BG: It’s great to know how old you are, but do you like the city?

D: And you?

BG: DO YOU LIKE LISBON?

D: I like!

BG: And for how long are you going to stay in Portugal?

D: From Hungary.

BG: How long are you going to stay here?

D: From Budapest. Capital from a Hungary country.

BG: HOW LONG?

D: I’m long, thank you. Today I’m very long!
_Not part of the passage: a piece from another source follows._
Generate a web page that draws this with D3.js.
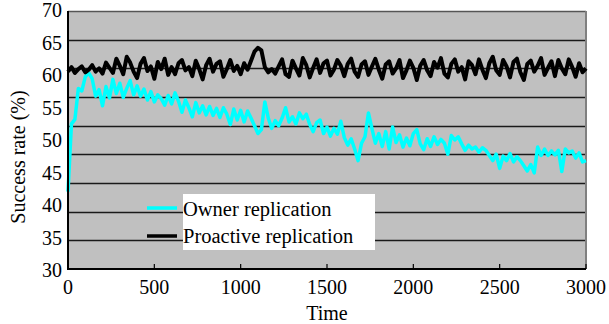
<!DOCTYPE html>
<html>
<head>
<meta charset="utf-8">
<script src="https://cdn.jsdelivr.net/npm/d3@7"></script>
<style>
  html, body { margin: 0; padding: 0; background: #fff; }
  svg { display: block; }
</style>
</head>
<body>
<svg id="chart" width="609" height="324"></svg>
<script>
// ---- data ----
const timeStep = 20;
const xTicks = [0, 500, 1000, 1500, 2000, 2500, 3000];
const yTicks = [30, 35, 40, 45, 50, 55, 60, 65, 70];
const seriesNames = ["Owner replication", "Proactive replication"];

const ownerValues = [
  42.0, 52.5, 53.2, 58.0, 57.6, 59.8, 60.4, 59.5, 56.8, 57.8, 55.3,
  58.3, 56.5, 59.4, 57.2, 58.8, 56.6, 58.0, 59.2, 57.0, 58.4,
  56.8, 57.9, 56.2, 57.5, 55.9, 57.0, 56.4, 55.4, 56.9, 55.6,
  57.3, 56.0, 54.3, 56.2, 55.0, 53.6, 55.8, 54.2, 55.3, 53.9,
  55.2, 53.8, 54.9, 53.5, 55.0, 54.0, 52.4, 54.8, 53.1, 54.6,
  52.8, 54.5, 53.4, 52.2, 51.0, 51.6, 55.9, 53.4, 51.8, 53.0,
  52.2, 53.4, 55.0, 52.8, 53.6, 52.5, 54.2, 53.3, 54.0, 52.4,
  51.3, 52.7, 53.1, 51.0, 52.0, 50.6, 51.8, 50.9, 52.9, 50.4,
  49.2, 50.2, 48.6, 46.8, 49.5, 50.5, 54.2, 51.8, 49.5, 51.0,
  49.0, 51.3, 48.6, 52.0, 49.6, 50.8, 48.9, 50.3, 49.1, 51.0,
  51.6, 49.4, 48.5, 50.2, 49.0, 50.5, 49.3, 50.1, 49.5, 47.8,
  50.7, 50.0, 50.5, 49.4, 48.4, 49.2, 48.6, 48.9, 48.1, 48.8,
  48.4, 47.6, 46.8, 47.8, 45.6, 47.5, 46.8, 47.9, 46.6, 47.4,
  46.8, 46.0, 45.2, 46.2, 44.9, 48.9, 47.6, 48.6, 47.6, 48.3,
  47.7, 48.4, 45.1, 48.6, 48.0, 48.3, 47.2, 48.0, 46.6, 46.8
];

const proactiveValues = [
  60.6, 61.3, 60.4, 61.0, 61.4, 60.5, 60.9, 61.6, 60.6, 61.1, 60.3,
  62.0, 61.2, 60.4, 62.6, 61.5, 60.2, 62.9, 62.0, 60.6, 59.6,
  61.8, 62.7, 60.7, 61.4, 59.5, 62.1, 61.0, 62.6, 60.1, 61.3,
  60.2, 61.9, 62.4, 60.8, 61.3, 59.9, 62.3, 61.0, 59.4, 61.6,
  62.6, 60.6, 61.8, 62.2, 59.8, 61.0, 62.4, 60.7, 61.5, 60.2,
  61.9, 60.9, 62.3, 63.7, 64.3, 63.9, 61.3, 60.5, 61.0, 60.3,
  61.4, 62.5, 60.2, 59.8, 62.3, 61.1, 60.0, 62.7, 61.6, 59.7,
  61.2, 62.5, 60.4, 61.9, 62.3, 60.0, 60.9, 62.4, 61.5, 59.9,
  61.8, 62.6, 60.6, 59.8, 61.7, 62.2, 60.1, 61.4, 62.6, 60.9,
  59.5, 61.7, 62.2, 60.3, 61.1, 62.4, 59.6, 60.8, 62.3, 61.2,
  59.3, 61.5, 62.4, 60.8, 59.9, 62.1, 61.2, 62.7, 60.3, 59.7,
  61.8, 62.5, 60.6, 61.3, 59.4, 62.2, 61.6, 60.2, 62.5, 60.9,
  59.6, 61.9, 62.9, 60.8, 60.1, 62.4, 61.4, 59.7, 62.1, 62.6,
  60.5, 59.3, 61.8, 62.3, 60.6, 61.5, 62.7, 60.1, 61.2, 62.2,
  59.9, 62.4, 61.1, 60.2, 62.5, 61.3, 59.8, 61.9, 60.5, 61.1
];

// ---- layout ----
const FONT = "'Liberation Serif', Tinos, 'Times New Roman', Times, 'Noto Serif', 'DejaVu Serif', FreeSerif, serif";
const svg = d3.select("#chart");
const L = 68, R = 586, T = 11, B = 269;
const x = d3.scaleLinear().domain([0, 3000]).range([L, R]);
const y = d3.scaleLinear().domain([30, 70]).range([B, T]);

// plot background
svg.append("rect").attr("x", L).attr("y", T).attr("width", R - L).attr("height", B - T)
  .attr("fill", "#c0c0c0");

// horizontal gridlines (9 equal bands as in the reference)
const gridVals = d3.range(1, 9).map(k => 30 + k * 40 / 9);
svg.append("g").selectAll("line").data(gridVals).join("line")
  .attr("x1", L).attr("x2", R)
  .attr("y1", d => Math.round(y(d)) + 0.5).attr("y2", d => Math.round(y(d)) + 0.5)
  .attr("stroke", "#1a1a1a").attr("stroke-width", 1.3);

// top and right borders
svg.append("line").attr("x1", L).attr("x2", R).attr("y1", T + 0.5).attr("y2", T + 0.5)
  .attr("stroke", "#555").attr("stroke-width", 1.5);
svg.append("line").attr("x1", R).attr("x2", R).attr("y1", T).attr("y2", B)
  .attr("stroke", "#808080").attr("stroke-width", 2);

// series
const toPts = vals => vals.map((v, i) => [i * timeStep, v]);
const line = d3.line().x(d => x(d[0])).y(d => y(d[1]));
const colors = ["#00ffff", "#000000"];
svg.append("path").datum(toPts(ownerValues)).attr("d", line)
  .attr("fill", "none").attr("stroke", colors[0]).attr("stroke-width", 3.5)
  .attr("stroke-linejoin", "round");
svg.append("path").datum(toPts(proactiveValues)).attr("d", line)
  .attr("fill", "none").attr("stroke", colors[1]).attr("stroke-width", 4)
  .attr("stroke-linejoin", "round");

// axes lines
svg.append("line").attr("x1", L).attr("x2", L).attr("y1", T).attr("y2", B + 1)
  .attr("stroke", "#000").attr("stroke-width", 2);
svg.append("line").attr("x1", L - 1).attr("x2", R).attr("y1", B).attr("y2", B)
  .attr("stroke", "#000").attr("stroke-width", 2);

// x ticks (inward) and labels
svg.append("g").selectAll("line").data(xTicks).join("line")
  .attr("x1", d => x(d)).attr("x2", d => x(d)).attr("y1", B).attr("y2", B - 5)
  .attr("stroke", "#000").attr("stroke-width", 1.2);
svg.append("g").selectAll("text").data(xTicks).join("text")
  .attr("x", d => x(d)).attr("y", 294).attr("text-anchor", "middle")
  .style("font-family", FONT).attr("font-size", 20).text(d => d);

// y labels
svg.append("g").selectAll("text").data(yTicks).join("text")
  .attr("x", 62).attr("y", d => y(d) + 7 + (d - 50) * -0.05).attr("text-anchor", "end")
  .style("font-family", FONT).attr("font-size", 20).text(d => d);

// axis titles
svg.append("text").attr("x", x(1500)).attr("y", 320).attr("text-anchor", "middle")
  .style("font-family", FONT).attr("font-size", 20).text("Time");
svg.append("text").attr("transform", "translate(25,157) rotate(-90)")
  .attr("text-anchor", "middle").style("font-family", FONT).attr("font-size", 20)
  .text("Success rate (%)");

// legend
const lg = svg.append("g");
lg.append("rect").attr("x", 183).attr("y", 194).attr("width", 192).attr("height", 56)
  .attr("fill", "#fff");
seriesNames.forEach((name, i) => {
  const cy = 208 + i * 28;
  lg.append("line").attr("x1", 147).attr("x2", 177).attr("y1", cy).attr("y2", cy)
    .attr("stroke", colors[i]).attr("stroke-width", 3.5);
  lg.append("text").attr("x", 183).attr("y", 216 + i * 27)
    .style("font-family", FONT).attr("font-size", 20.5).text(name);
});
</script>
</body>
</html>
BG: Do you want to have a coffee?

D: No, I’m a sociologist!

BG: Well. Whatever. It was nice to meet you.

D: Where?

BG: Bye!

D: No! No! Bye.

2007/12/06

Santa Claus 2007

So it's the 6th of December, and in Hungary this is the day when Santa Claus comes and brings sweets and little presents to children who behaved well. So I have cleaned my boot and put it to the window yesterday evening because I believed that I was a good girl this year.

 

And I woke up this morning and went to the window and I saw that there was nothing in my boot apart from a little mouse. So I asked the little mouse: 'What are you doing in my boot, little mouse?' And the little mouse said: 'I'm your present from Santa Claus.' 'And what can I do with you, little mouse?' 'You can raise me so I will be a big mouse.' And I got nervous and asked: 'What do you mean by raising you?' And the little mouse said: 'It means taking care of me and staying at home with me and not spending three days in a row alone with writing and not even spending 3 hours alone but playing mouse games with me and cleaning my fur and stroking my mouse head when I'm down and telling me mouse tales and paying my mouse education'. And so I grabbed the little mouse by his little tail and opened the window and threw the little mouse out to rio Tejo.

 

And then I woke up and I was sweating and I realized that I'm seriously stuck in my transition period. And I went to the window and my boot was full of sweets and little presents.